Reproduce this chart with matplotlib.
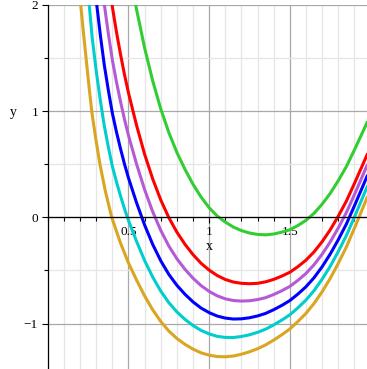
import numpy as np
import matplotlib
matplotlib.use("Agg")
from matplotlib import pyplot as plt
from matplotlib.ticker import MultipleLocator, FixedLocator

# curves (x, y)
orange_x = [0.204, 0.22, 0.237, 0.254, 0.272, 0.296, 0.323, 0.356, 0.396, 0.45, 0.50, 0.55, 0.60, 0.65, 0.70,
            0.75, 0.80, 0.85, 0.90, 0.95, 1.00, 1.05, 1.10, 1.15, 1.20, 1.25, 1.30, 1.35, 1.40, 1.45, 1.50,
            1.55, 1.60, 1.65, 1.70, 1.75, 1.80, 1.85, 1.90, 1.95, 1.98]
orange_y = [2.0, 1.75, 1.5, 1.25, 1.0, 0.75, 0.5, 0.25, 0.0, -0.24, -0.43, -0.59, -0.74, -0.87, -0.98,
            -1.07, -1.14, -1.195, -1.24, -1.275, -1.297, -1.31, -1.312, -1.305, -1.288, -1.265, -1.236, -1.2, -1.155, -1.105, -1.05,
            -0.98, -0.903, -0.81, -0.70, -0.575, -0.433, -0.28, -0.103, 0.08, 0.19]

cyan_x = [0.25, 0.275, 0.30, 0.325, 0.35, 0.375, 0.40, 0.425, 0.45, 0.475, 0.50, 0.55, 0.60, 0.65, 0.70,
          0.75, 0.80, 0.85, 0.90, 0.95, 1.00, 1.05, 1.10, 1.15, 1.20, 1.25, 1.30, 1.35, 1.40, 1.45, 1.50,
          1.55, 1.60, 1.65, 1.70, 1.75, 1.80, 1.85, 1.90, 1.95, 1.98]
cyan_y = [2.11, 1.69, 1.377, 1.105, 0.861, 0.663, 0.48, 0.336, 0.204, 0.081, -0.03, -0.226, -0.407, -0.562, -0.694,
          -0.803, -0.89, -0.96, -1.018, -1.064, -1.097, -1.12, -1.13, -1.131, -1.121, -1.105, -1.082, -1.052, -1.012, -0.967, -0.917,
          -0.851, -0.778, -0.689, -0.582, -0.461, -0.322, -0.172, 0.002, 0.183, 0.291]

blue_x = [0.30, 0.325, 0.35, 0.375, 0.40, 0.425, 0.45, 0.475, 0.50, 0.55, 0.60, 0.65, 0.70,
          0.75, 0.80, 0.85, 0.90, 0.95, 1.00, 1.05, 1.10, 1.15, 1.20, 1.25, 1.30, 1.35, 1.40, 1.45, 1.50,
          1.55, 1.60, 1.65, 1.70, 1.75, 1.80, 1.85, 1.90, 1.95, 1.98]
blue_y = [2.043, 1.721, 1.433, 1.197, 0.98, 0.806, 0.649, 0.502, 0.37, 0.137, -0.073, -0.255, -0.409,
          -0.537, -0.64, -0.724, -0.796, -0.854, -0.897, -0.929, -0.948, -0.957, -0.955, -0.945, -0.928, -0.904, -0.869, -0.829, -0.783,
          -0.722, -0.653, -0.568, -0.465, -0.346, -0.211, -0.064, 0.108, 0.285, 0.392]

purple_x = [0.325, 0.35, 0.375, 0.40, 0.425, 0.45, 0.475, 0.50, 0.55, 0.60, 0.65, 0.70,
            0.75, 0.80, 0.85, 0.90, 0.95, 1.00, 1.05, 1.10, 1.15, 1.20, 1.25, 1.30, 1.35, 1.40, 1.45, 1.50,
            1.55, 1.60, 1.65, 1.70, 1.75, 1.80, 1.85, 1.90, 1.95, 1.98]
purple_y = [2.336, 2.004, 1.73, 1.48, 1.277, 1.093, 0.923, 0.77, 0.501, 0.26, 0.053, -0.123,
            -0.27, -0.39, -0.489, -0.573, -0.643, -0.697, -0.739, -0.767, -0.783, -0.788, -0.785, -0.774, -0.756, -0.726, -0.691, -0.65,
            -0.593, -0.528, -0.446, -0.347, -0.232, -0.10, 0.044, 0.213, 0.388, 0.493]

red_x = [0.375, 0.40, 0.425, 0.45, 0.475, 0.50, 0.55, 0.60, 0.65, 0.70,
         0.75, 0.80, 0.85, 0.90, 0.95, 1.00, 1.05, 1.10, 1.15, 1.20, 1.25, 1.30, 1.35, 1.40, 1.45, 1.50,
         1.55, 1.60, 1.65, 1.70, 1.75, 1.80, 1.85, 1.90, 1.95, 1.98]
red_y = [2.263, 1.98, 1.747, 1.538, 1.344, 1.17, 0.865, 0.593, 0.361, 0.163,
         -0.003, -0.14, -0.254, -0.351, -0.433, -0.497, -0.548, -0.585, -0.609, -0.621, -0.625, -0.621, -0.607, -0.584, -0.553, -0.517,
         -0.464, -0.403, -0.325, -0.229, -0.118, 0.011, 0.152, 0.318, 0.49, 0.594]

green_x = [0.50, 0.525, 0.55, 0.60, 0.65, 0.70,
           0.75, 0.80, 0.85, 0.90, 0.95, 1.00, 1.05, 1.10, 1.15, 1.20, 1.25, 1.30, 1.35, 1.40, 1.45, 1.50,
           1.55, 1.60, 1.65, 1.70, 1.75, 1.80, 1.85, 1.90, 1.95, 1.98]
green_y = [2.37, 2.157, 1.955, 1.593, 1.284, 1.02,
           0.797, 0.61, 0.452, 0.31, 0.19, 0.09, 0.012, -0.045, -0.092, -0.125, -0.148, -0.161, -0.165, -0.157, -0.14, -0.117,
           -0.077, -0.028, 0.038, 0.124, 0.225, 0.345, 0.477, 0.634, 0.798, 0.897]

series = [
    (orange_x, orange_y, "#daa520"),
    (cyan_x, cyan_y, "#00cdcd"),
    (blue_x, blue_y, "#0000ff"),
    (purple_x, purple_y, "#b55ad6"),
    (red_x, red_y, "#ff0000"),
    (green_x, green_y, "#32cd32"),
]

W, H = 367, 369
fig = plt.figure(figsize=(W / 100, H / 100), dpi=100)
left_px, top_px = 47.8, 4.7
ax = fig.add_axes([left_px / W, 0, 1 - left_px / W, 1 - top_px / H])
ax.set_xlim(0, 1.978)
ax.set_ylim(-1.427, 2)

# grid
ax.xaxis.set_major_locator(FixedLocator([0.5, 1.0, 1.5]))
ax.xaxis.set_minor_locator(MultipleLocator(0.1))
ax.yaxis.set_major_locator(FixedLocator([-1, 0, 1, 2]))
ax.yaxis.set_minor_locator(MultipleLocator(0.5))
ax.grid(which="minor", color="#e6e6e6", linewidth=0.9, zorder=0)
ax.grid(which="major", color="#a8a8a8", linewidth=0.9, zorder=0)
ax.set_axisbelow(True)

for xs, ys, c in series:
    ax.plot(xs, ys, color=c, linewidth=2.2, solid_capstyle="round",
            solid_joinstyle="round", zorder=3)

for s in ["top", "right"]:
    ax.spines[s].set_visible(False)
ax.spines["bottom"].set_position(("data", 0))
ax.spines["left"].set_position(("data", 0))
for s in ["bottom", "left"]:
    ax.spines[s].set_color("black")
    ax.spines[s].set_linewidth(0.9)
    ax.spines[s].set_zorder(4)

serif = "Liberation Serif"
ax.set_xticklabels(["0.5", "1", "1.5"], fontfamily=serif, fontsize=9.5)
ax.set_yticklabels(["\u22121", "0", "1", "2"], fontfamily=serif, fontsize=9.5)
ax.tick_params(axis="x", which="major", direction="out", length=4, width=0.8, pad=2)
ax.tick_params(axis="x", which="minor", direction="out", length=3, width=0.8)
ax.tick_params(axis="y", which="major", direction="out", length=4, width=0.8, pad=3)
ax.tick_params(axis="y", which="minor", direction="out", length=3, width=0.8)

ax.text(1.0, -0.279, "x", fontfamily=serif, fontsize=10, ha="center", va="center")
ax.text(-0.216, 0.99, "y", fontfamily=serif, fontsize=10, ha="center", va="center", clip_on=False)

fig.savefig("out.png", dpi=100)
────────────────────────────────────────
Pictures are excluded; extract exactly the lines from the start of the data through the line that holds "0.002, 0.183, 0.291]", both ends included.

Reproduce this chart with matplotlib.
import numpy as np
import matplotlib
matplotlib.use("Agg")
from matplotlib import pyplot as plt
from matplotlib.ticker import MultipleLocator, FixedLocator

# curves (x, y)
orange_x = [0.204, 0.22, 0.237, 0.254, 0.272, 0.296, 0.323, 0.356, 0.396, 0.45, 0.50, 0.55, 0.60, 0.65, 0.70,
            0.75, 0.80, 0.85, 0.90, 0.95, 1.00, 1.05, 1.10, 1.15, 1.20, 1.25, 1.30, 1.35, 1.40, 1.45, 1.50,
            1.55, 1.60, 1.65, 1.70, 1.75, 1.80, 1.85, 1.90, 1.95, 1.98]
orange_y = [2.0, 1.75, 1.5, 1.25, 1.0, 0.75, 0.5, 0.25, 0.0, -0.24, -0.43, -0.59, -0.74, -0.87, -0.98,
            -1.07, -1.14, -1.195, -1.24, -1.275, -1.297, -1.31, -1.312, -1.305, -1.288, -1.265, -1.236, -1.2, -1.155, -1.105, -1.05,
            -0.98, -0.903, -0.81, -0.70, -0.575, -0.433, -0.28, -0.103, 0.08, 0.19]

cyan_x = [0.25, 0.275, 0.30, 0.325, 0.35, 0.375, 0.40, 0.425, 0.45, 0.475, 0.50, 0.55, 0.60, 0.65, 0.70,
          0.75, 0.80, 0.85, 0.90, 0.95, 1.00, 1.05, 1.10, 1.15, 1.20, 1.25, 1.30, 1.35, 1.40, 1.45, 1.50,
          1.55, 1.60, 1.65, 1.70, 1.75, 1.80, 1.85, 1.90, 1.95, 1.98]
cyan_y = [2.11, 1.69, 1.377, 1.105, 0.861, 0.663, 0.48, 0.336, 0.204, 0.081, -0.03, -0.226, -0.407, -0.562, -0.694,
          -0.803, -0.89, -0.96, -1.018, -1.064, -1.097, -1.12, -1.13, -1.131, -1.121, -1.105, -1.082, -1.052, -1.012, -0.967, -0.917,
          -0.851, -0.778, -0.689, -0.582, -0.461, -0.322, -0.172, 0.002, 0.183, 0.291]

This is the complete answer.